Modification, Trafficking, and Regulation of Innate Immune Receptors within Membranous Organelles

The innate immune system serves as a crucial line of defense by detecting microbial threats and orchestrating the initial immune response against invading pathogens. Key to this defense is innate immune receptors, including significant pathogen-associated molecular patterns (PAMPs) like STING (Stimulator of Interferon Genes), MAVS (Mitochondrial Antiviral Signaling), and TLRs (Toll-like receptors). Remarkably, these receptors are strategically localized within membranous organelles, such as the endoplasmic reticulum (ER), endo-lysosomes, and mitochondria. Precise regulation of these receptors within organelles is crucial for initiating and shaping the overall immune response. Dysregulated signaling of STING, MAVS, and TLRs plays crucial roles in the pathogenic processes of various diseases, including infection, autoimmunity, aging, and cancer.

The upcoming Research Topic of "Frontiers in Molecular Biosciences" delves into the intricate world of innate immune receptors housed within membranous organelles, with a focus on their modification, trafficking, and regulation. This collection aims to unravel the intricacies of how the membrane-located immune receptors undergo dynamic alterations, navigate cellular compartments, and are finely tuned to orchestrate appropriate immune responses while maintaining homeostasis.

One key aspect of this Research Topic is the post-translational modification of innate immune receptors within organelles. Understanding the intricate landscape of phosphorylation, ubiquitination, glycosylation, lipidation, and other modifications is essential for unraveling the molecular mechanisms that dictate receptor abundance, location, protein interaction, and activity.

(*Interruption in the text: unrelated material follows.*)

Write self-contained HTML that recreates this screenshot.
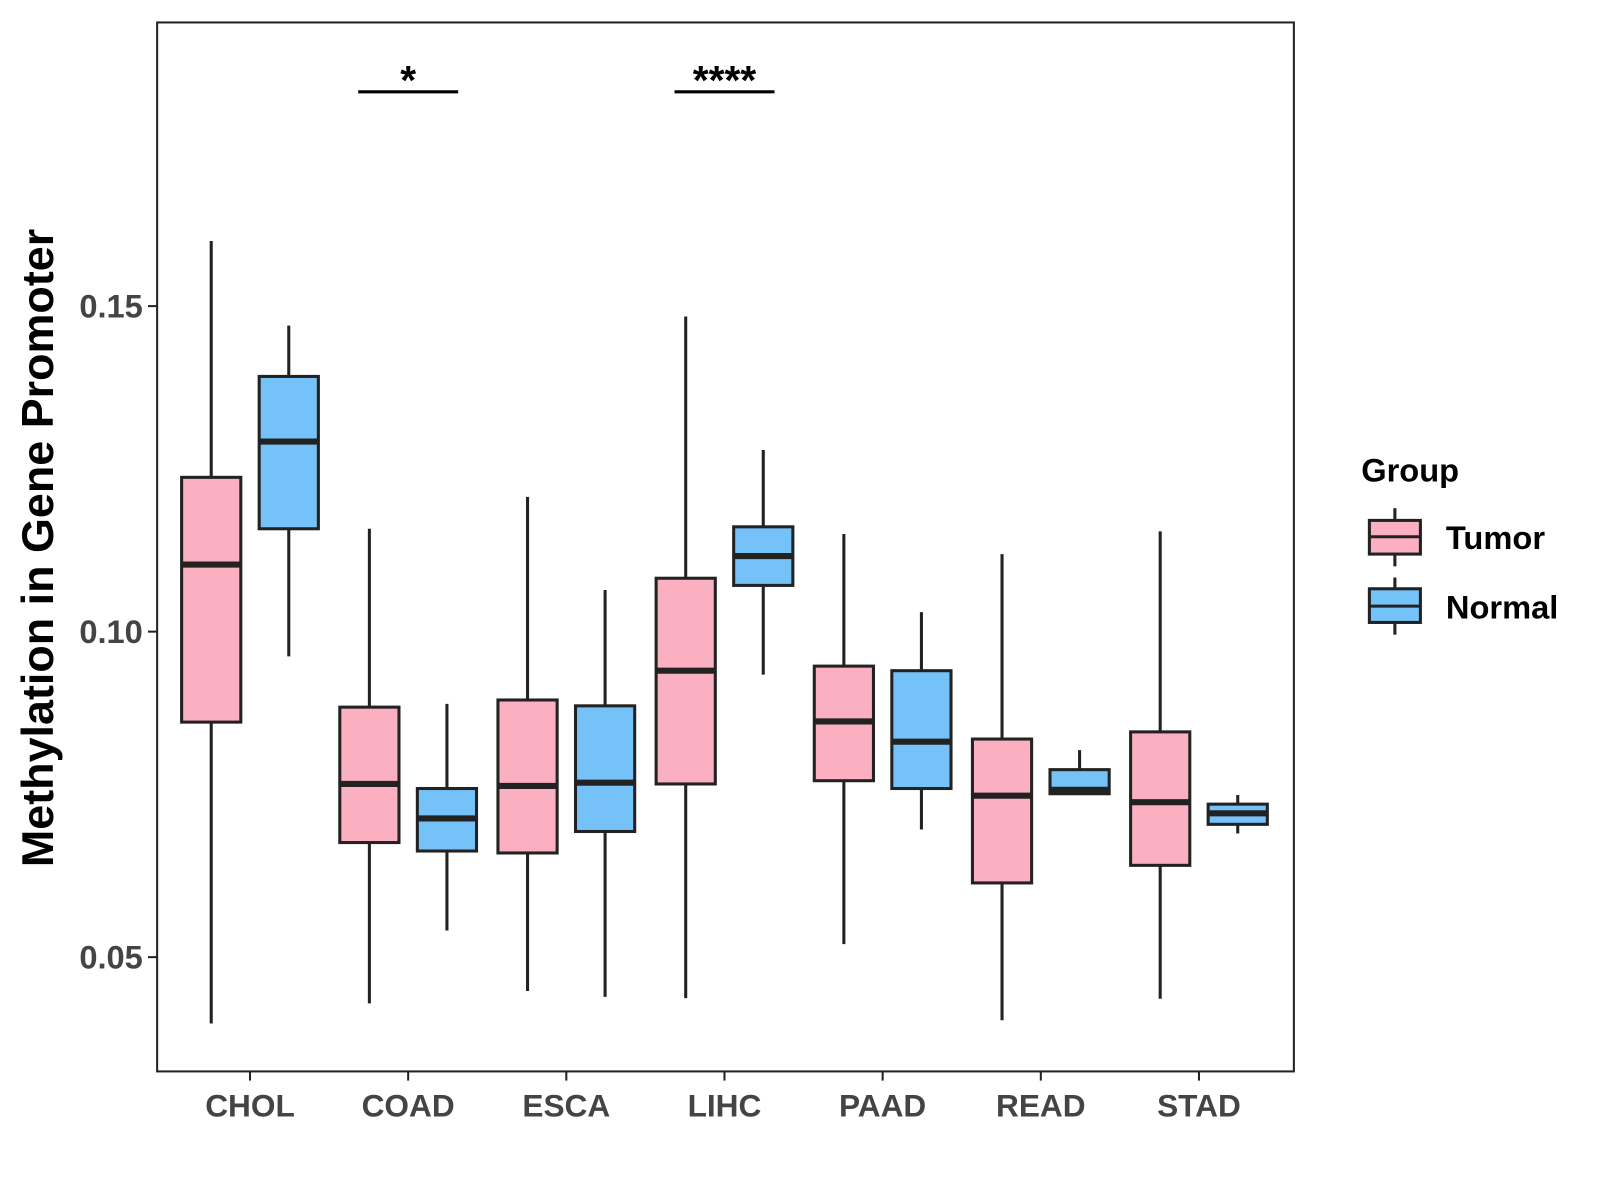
<!DOCTYPE html>
<html><head><meta charset="utf-8"><style>
body{margin:0;background:#fff}
svg{display:block;font-family:"Liberation Sans",Arial,sans-serif}
</style></head><body>
<svg id="chart" width="1600" height="1200" viewBox="0 0 1600 1200">
<rect x="0" y="0" width="1600" height="1200" fill="#fff"/>
<g transform="scale(1.0204)">
<rect x="154" y="22" width="1114" height="1028" fill="none" stroke="#222" stroke-width="2"/>
<g id="marks"></g>
<g id="axes"></g>
<text transform="translate(52,537) rotate(-90)" text-anchor="middle" font-size="44" font-weight="bold" fill="#000">Methylation in Gene Promoter</text>
<g>
<text x="1334" y="472" font-size="32" font-weight="bold" fill="#000">Group</text>
<g>
<line x1="1367" y1="498" x2="1367" y2="555" stroke="#222" stroke-width="3"/>
<rect x="1342" y="510" width="50" height="33" fill="#FBB0C2" stroke="#222" stroke-width="3"/>
<line x1="1342" y1="526" x2="1392" y2="526" stroke="#222" stroke-width="3"/>
<text x="1417" y="538" font-size="32" font-weight="bold" fill="#000">Tumor</text>
</g>
<g>
<line x1="1367" y1="566" x2="1367" y2="622" stroke="#222" stroke-width="3"/>
<rect x="1342" y="577" width="50" height="33" fill="#75C2F8" stroke="#222" stroke-width="3"/>
<line x1="1342" y1="594" x2="1392" y2="594" stroke="#222" stroke-width="3"/>
<text x="1417" y="606" font-size="32" font-weight="bold" fill="#000">Normal</text>
</g>
</g>
</g>
</svg>
<script>
const categories=["CHOL","COAD","ESCA","LIHC","PAAD","READ","STAD"];
// [low, q1, median, q3, high]
const tumorStats=[
[0.0398,0.0861,0.1103,0.1237,0.160],
[0.0429,0.0676,0.0766,0.0884,0.1158],
[0.0448,0.0660,0.0763,0.0895,0.1207],
[0.0437,0.0766,0.0940,0.1082,0.1484],
[0.0520,0.0771,0.0862,0.0947,0.1150],
[0.0403,0.0614,0.0748,0.0835,0.1119],
[0.0436,0.0641,0.0738,0.0846,0.1154]];
const normalStats=[
[0.0962,0.1158,0.1292,0.1392,0.147],
[0.0541,0.0663,0.0713,0.0759,0.0889],
[0.0439,0.0693,0.0768,0.0886,0.1064],
[0.0934,0.1071,0.1116,0.1161,0.1279],
[0.0696,0.0759,0.0831,0.0940,0.1030],
[0.0751,0.0751,0.0757,0.0788,0.0818],
[0.0690,0.0704,0.0721,0.0735,0.0749]];
const yTicks=[0.05,0.10,0.15];
const yTickLabels=["0.05","0.10","0.15"];
const sigCategories=["COAD","LIHC"];
const sigLabels=["*","****"];

const NS="http://www.w3.org/2000/svg";
const y=v=>619-(v-0.10)*6380;
const x=i=>245+i*155;
function mk(tag,attrs,parent){const e=document.createElementNS(NS,tag);for(const k in attrs)e.setAttribute(k,attrs[k]);parent.appendChild(e);return e;}
const marks=document.getElementById('marks'),axes=document.getElementById('axes');
function drawBox(cx,s,fill,name){
  const g=mk('g',{},marks);
  
  
  mk('line',{x1:cx,x2:cx,y1:y(s[4]),y2:y(s[0]),stroke:'#222','stroke-width':3},g);
  mk('rect',{x:cx-29,y:y(s[3]),width:58,height:Math.max(1,y(s[1])-y(s[3])),fill:fill,stroke:'#222','stroke-width':3},g);
  mk('line',{x1:cx-29,x2:cx+29,y1:y(s[2]),y2:y(s[2]),stroke:'#222','stroke-width':6},g);
}
categories.forEach((c,i)=>{
  drawBox(x(i)-38,tumorStats[i],'#FBB0C2','box-'+c.toLowerCase()+'-tumor');
  drawBox(x(i)+38,normalStats[i],'#75C2F8','box-'+c.toLowerCase()+'-normal');
  mk('line',{x1:x(i),x2:x(i),y1:1050,y2:1059,stroke:'#222','stroke-width':2},axes);
  const t=mk('text',{x:x(i),y:1094,'text-anchor':'middle','font-size':31,'font-weight':'bold',fill:'#444'},axes);
  t.textContent=c;
  
  
});
yTicks.forEach((v,i)=>{
  mk('line',{x1:145,x2:154,y1:y(v),y2:y(v),stroke:'#222','stroke-width':2},axes);
  const t=mk('text',{x:140,y:y(v)+11,'text-anchor':'end','font-size':32,'font-weight':'bold',fill:'#444'},axes);
  t.textContent=yTickLabels[i];
  
  
});
sigCategories.forEach((c,k)=>{
  const i=categories.indexOf(c);
  const g=mk('g',{},marks);
  
  
  mk('line',{x1:x(i)-49,x2:x(i)+49,y1:90,y2:90,stroke:'#000','stroke-width':3},g);
  const t=mk('text',{x:x(i),y:92,'text-anchor':'middle','font-size':40,'font-weight':'bold',fill:'#000'},g);
  t.textContent=sigLabels[k];
});
</script>
</body></html>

Contributions exploring the role of modifications in modulating these receptors at the resting stage as well as under ligand challenge will be welcomed.

Innate immune receptors, such as STING and endosomal TLRs, are initially synthesized in the ER but require transport to post-ER compartments to facilitate both activation and deactivation processes. Exploring the trafficking of these innate immune receptors within membranous organelles will provide critical insights into their spatial-temporal regulation. Articles investigating molecular machinery involved in regulating organelle residency, routes of intracellular trafficking of these receptors, and addressing the relationship of trafficking with activities of these receptors will be welcomed for submission to this special collection.

Furthermore, this topic will feature in-depth studies on additional regulatory mechanisms governing innate immune receptors. This will include a focus on the intricate interplay between these receptors and organelle quality control pathways, metabolic regulation pathways, and the influence of organelle stress on their functionality. Gaining insights into the cross-talk between signaling cascades closely linked to membranous organelles and the activities of immune receptors will be pivotal for deciphering the overall immune function and cellular response under immune response and various immune disorders.

Experts from various fields are invited to contribute groundbreaking research to our special issue. We aim to create a platform for in-depth exploration of the molecular complexities governing the modification, trafficking, and regulation of innate immune receptors in membranous organelles. This collaborative effort seeks to advance our understanding of innate immunity, fostering innovative therapeutic breakthroughs in diseases like infection, cancer, autoimmunity, and degeneration.